Note that if you take honorarium or request direct payment, it is considered taxable income. To receive honorarium, you have to fill out some tax forms, provide your SSN to DMS, and the income will be reported at year’s end.
If you choose to buy tooling with your honorarium/direct payment, you’ll still likely have to pay taxes on the income. The tooling likely could be considered a tax deductible donation (assuming you get acceptance of the items by the Chair and receive a receipt) but that might not make you “whole.”
To be honest I’m not too worried about the taxes, but I appreciate the information. I’m happy to provide whatever information is necessary for the tax man. I’m just interested in getting more blacksmithing classes going.
Right now we only teach one class a month.
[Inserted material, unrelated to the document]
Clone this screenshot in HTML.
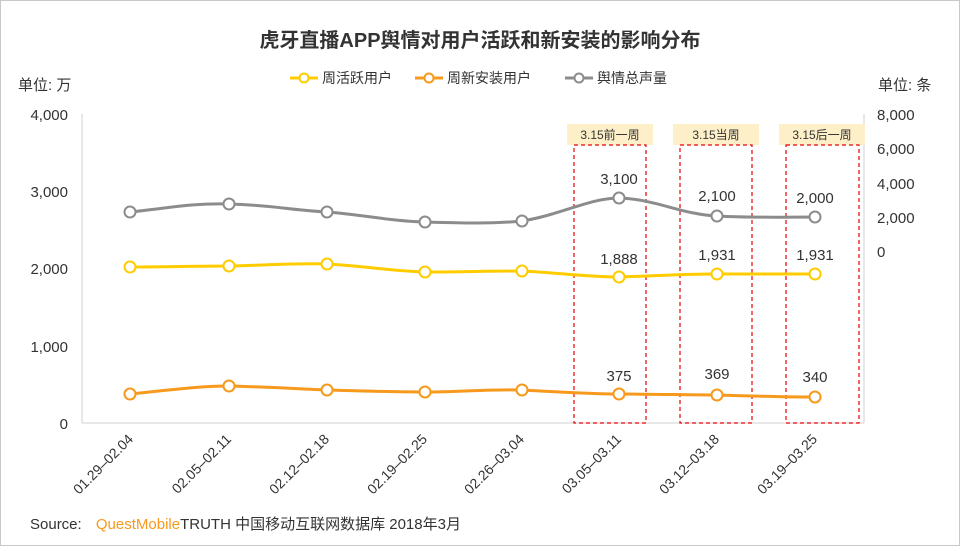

I’m recommending some changes to what we do there, too. It is still being discussed in the committee. Part of the reservation is the heat outside this time of year.
Ideally, we can resume teaching one class a week on the KMG, Induction forge, Cutoff saw, and Hydrolic press. I plan to make a rudimentary hot cut chisel in the process of teaching this class.
This is also still in the works. @Gearstorian is now the blacksmithing committees education training/lead instructor chair. I’m working with him and @jbrown885, the committee chair, on the details.
Would love to have you in the class. In fact a thought occured to me. We could teach a knife making class and then a complimentary sheath making class. You could probably help teaching the leather class. In fact we could teach how to make wood/resin handles as part of the knifemaking effort, too.
I’ll put some thought into how we could do this. The next class in June is making some nails as a blacksmithing warm up. Every blacksmith should be able to do this. Then making a railroad spike knife in the remainder of the class. Railroad spike knives aren’t really very good knives because the material is low carbon but they are very popular.